TASK BRIEF:
Only the lines from the one containing "Rebuild this chart" through the one containing "return fig.add_axes([x0 /" should be output, both ends included and exactly as they appear, minus any pictures.

TASK INPUTS:

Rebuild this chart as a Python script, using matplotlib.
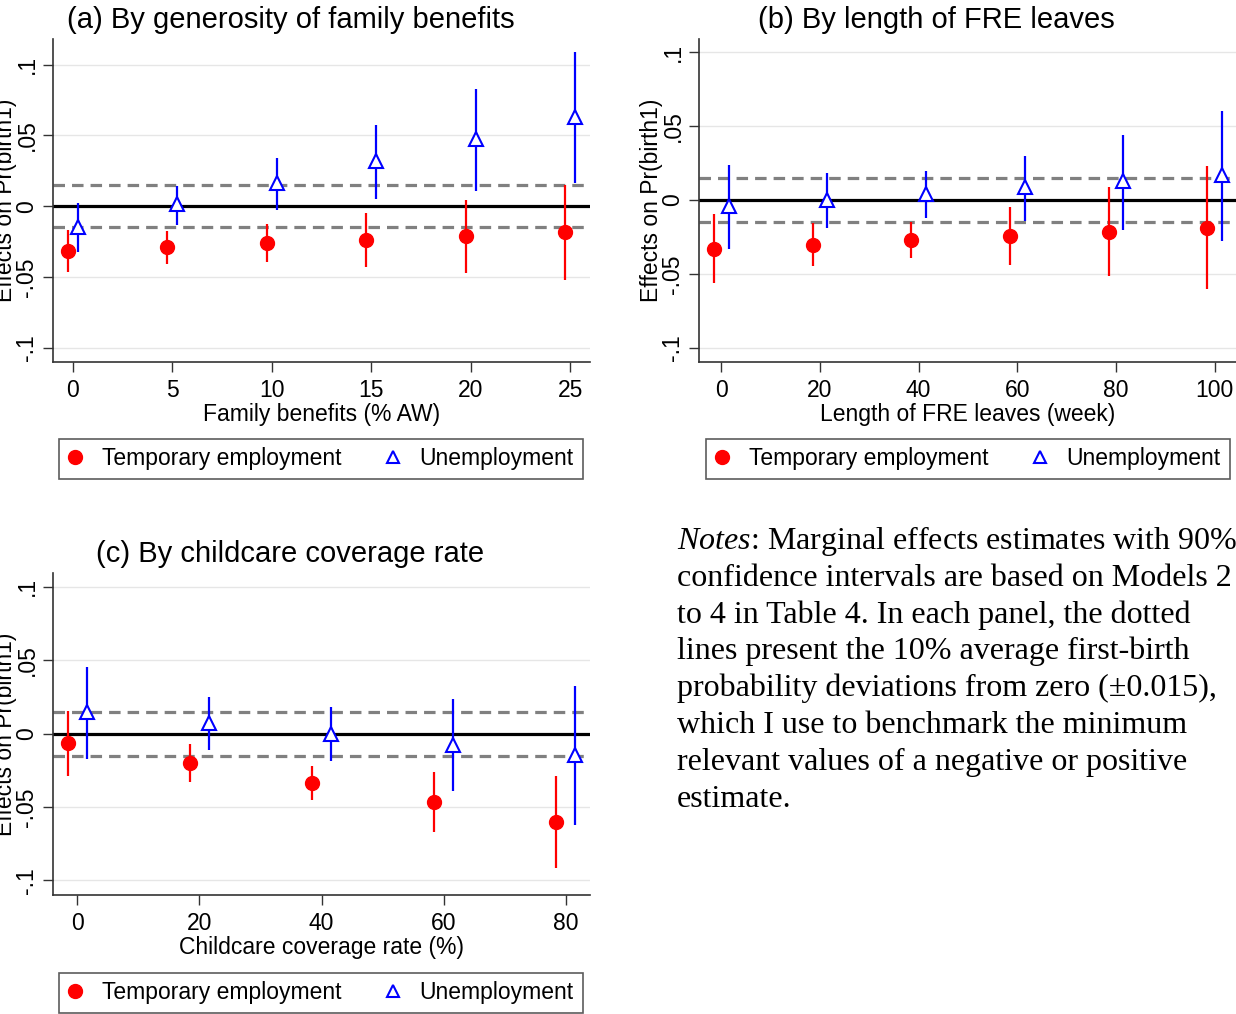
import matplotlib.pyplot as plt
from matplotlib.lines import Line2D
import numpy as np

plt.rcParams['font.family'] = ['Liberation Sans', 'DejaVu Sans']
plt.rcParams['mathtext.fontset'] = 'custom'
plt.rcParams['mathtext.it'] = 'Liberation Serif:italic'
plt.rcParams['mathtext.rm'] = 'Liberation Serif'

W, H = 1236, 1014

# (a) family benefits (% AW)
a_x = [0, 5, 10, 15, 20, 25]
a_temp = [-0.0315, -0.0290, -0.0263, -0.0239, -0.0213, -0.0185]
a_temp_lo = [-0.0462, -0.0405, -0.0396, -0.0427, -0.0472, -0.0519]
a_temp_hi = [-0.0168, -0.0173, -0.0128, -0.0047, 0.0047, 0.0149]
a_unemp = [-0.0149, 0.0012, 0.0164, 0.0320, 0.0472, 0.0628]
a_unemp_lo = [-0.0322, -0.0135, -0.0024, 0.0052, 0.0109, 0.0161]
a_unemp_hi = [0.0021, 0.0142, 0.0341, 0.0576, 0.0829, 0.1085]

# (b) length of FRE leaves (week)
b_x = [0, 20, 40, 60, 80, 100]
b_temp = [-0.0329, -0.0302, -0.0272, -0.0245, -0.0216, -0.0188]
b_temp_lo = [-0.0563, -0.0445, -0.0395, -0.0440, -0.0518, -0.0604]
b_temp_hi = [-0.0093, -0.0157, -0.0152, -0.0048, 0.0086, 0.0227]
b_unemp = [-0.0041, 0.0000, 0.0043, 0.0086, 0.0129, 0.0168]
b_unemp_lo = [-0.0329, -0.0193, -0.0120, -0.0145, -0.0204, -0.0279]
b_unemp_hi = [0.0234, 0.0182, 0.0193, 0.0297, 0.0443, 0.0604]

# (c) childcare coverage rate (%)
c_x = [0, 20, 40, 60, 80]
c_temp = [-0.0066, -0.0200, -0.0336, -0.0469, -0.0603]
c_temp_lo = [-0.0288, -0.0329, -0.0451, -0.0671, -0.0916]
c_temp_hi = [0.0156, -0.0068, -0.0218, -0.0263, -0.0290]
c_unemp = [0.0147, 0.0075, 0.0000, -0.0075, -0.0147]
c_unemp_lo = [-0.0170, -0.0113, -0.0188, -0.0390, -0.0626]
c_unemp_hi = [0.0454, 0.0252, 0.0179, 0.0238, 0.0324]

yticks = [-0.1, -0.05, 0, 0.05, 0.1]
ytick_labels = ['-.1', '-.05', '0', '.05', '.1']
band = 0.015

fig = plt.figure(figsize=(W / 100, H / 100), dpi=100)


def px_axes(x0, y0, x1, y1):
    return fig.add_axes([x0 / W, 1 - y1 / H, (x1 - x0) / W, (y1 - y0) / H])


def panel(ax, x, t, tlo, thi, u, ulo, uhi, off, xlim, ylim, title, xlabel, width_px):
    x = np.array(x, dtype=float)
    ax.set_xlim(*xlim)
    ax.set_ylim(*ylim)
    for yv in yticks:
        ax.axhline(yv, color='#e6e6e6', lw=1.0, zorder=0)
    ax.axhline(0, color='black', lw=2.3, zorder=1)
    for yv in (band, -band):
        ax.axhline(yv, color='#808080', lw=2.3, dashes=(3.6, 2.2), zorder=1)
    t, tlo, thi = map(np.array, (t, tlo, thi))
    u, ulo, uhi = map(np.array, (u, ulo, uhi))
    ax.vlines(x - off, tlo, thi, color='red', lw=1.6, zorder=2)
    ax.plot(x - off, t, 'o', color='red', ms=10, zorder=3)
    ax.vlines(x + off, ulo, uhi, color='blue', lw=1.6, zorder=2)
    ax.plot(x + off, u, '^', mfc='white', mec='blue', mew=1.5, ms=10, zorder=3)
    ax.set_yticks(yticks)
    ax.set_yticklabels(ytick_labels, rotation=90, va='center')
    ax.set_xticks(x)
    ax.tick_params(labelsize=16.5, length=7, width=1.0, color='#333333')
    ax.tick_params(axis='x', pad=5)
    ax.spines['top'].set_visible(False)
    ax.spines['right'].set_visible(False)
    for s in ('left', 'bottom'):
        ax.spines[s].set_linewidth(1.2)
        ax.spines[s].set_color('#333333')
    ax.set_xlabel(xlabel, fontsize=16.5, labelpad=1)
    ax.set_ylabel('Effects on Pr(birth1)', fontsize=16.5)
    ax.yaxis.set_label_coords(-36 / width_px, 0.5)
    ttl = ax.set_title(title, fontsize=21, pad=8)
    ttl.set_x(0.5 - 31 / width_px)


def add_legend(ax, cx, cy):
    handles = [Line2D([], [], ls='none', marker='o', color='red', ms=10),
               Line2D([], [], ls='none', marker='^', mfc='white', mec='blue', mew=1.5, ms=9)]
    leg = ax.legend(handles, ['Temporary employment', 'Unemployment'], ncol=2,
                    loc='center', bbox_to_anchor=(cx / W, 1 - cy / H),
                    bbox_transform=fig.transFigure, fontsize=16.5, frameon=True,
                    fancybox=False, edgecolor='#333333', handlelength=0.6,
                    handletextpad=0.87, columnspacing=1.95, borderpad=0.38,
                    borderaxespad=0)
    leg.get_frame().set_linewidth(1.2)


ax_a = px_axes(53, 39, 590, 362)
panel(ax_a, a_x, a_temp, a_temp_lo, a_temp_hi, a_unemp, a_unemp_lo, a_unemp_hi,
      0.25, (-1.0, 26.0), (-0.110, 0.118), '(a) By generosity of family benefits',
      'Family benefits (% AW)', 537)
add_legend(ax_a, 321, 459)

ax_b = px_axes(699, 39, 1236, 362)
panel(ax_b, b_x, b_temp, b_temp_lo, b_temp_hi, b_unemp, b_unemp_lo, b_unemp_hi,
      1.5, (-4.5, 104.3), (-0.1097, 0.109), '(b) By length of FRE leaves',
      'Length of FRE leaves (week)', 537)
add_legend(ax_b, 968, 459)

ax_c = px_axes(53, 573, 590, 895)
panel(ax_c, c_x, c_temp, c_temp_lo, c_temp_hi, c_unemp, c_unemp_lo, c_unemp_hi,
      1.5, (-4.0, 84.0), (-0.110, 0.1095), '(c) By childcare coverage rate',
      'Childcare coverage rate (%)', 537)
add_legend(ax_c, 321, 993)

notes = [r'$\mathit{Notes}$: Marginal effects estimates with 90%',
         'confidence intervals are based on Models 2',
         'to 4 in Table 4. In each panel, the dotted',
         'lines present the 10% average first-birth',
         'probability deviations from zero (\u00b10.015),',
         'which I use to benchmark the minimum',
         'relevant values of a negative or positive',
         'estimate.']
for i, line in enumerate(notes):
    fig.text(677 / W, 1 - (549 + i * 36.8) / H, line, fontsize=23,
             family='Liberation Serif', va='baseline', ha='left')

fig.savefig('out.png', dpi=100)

--

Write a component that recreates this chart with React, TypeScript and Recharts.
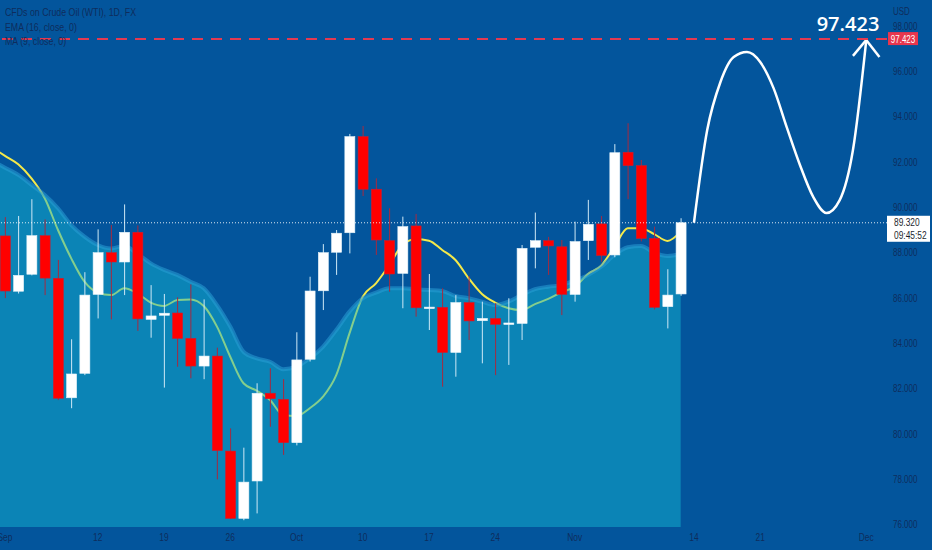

WORKED ANSWER:
Rebuild this chart as a Python script, using matplotlib.
import matplotlib.pyplot as plt
from matplotlib.lines import Line2D
import numpy as np

plt.rcParams['font.family'] = ['Liberation Sans', 'DejaVu Sans']
plt.rcParams['mathtext.fontset'] = 'custom'
plt.rcParams['mathtext.it'] = 'Liberation Serif:italic'
plt.rcParams['mathtext.rm'] = 'Liberation Serif'

W, H = 1236, 1014

# (a) family benefits (% AW)
a_x = [0, 5, 10, 15, 20, 25]
a_temp = [-0.0315, -0.0290, -0.0263, -0.0239, -0.0213, -0.0185]
a_temp_lo = [-0.0462, -0.0405, -0.0396, -0.0427, -0.0472, -0.0519]
a_temp_hi = [-0.0168, -0.0173, -0.0128, -0.0047, 0.0047, 0.0149]
a_unemp = [-0.0149, 0.0012, 0.0164, 0.0320, 0.0472, 0.0628]
a_unemp_lo = [-0.0322, -0.0135, -0.0024, 0.0052, 0.0109, 0.0161]
a_unemp_hi = [0.0021, 0.0142, 0.0341, 0.0576, 0.0829, 0.1085]

# (b) length of FRE leaves (week)
b_x = [0, 20, 40, 60, 80, 100]
b_temp = [-0.0329, -0.0302, -0.0272, -0.0245, -0.0216, -0.0188]
b_temp_lo = [-0.0563, -0.0445, -0.0395, -0.0440, -0.0518, -0.0604]
b_temp_hi = [-0.0093, -0.0157, -0.0152, -0.0048, 0.0086, 0.0227]
b_unemp = [-0.0041, 0.0000, 0.0043, 0.0086, 0.0129, 0.0168]
b_unemp_lo = [-0.0329, -0.0193, -0.0120, -0.0145, -0.0204, -0.0279]
b_unemp_hi = [0.0234, 0.0182, 0.0193, 0.0297, 0.0443, 0.0604]

# (c) childcare coverage rate (%)
c_x = [0, 20, 40, 60, 80]
c_temp = [-0.0066, -0.0200, -0.0336, -0.0469, -0.0603]
c_temp_lo = [-0.0288, -0.0329, -0.0451, -0.0671, -0.0916]
c_temp_hi = [0.0156, -0.0068, -0.0218, -0.0263, -0.0290]
c_unemp = [0.0147, 0.0075, 0.0000, -0.0075, -0.0147]
c_unemp_lo = [-0.0170, -0.0113, -0.0188, -0.0390, -0.0626]
c_unemp_hi = [0.0454, 0.0252, 0.0179, 0.0238, 0.0324]

yticks = [-0.1, -0.05, 0, 0.05, 0.1]
ytick_labels = ['-.1', '-.05', '0', '.05', '.1']
band = 0.015

fig = plt.figure(figsize=(W / 100, H / 100), dpi=100)


def px_axes(x0, y0, x1, y1):
    return fig.add_axes([x0 / W, 1 - y1 / H, (x1 - x0) / W, (y1 - y0) / H])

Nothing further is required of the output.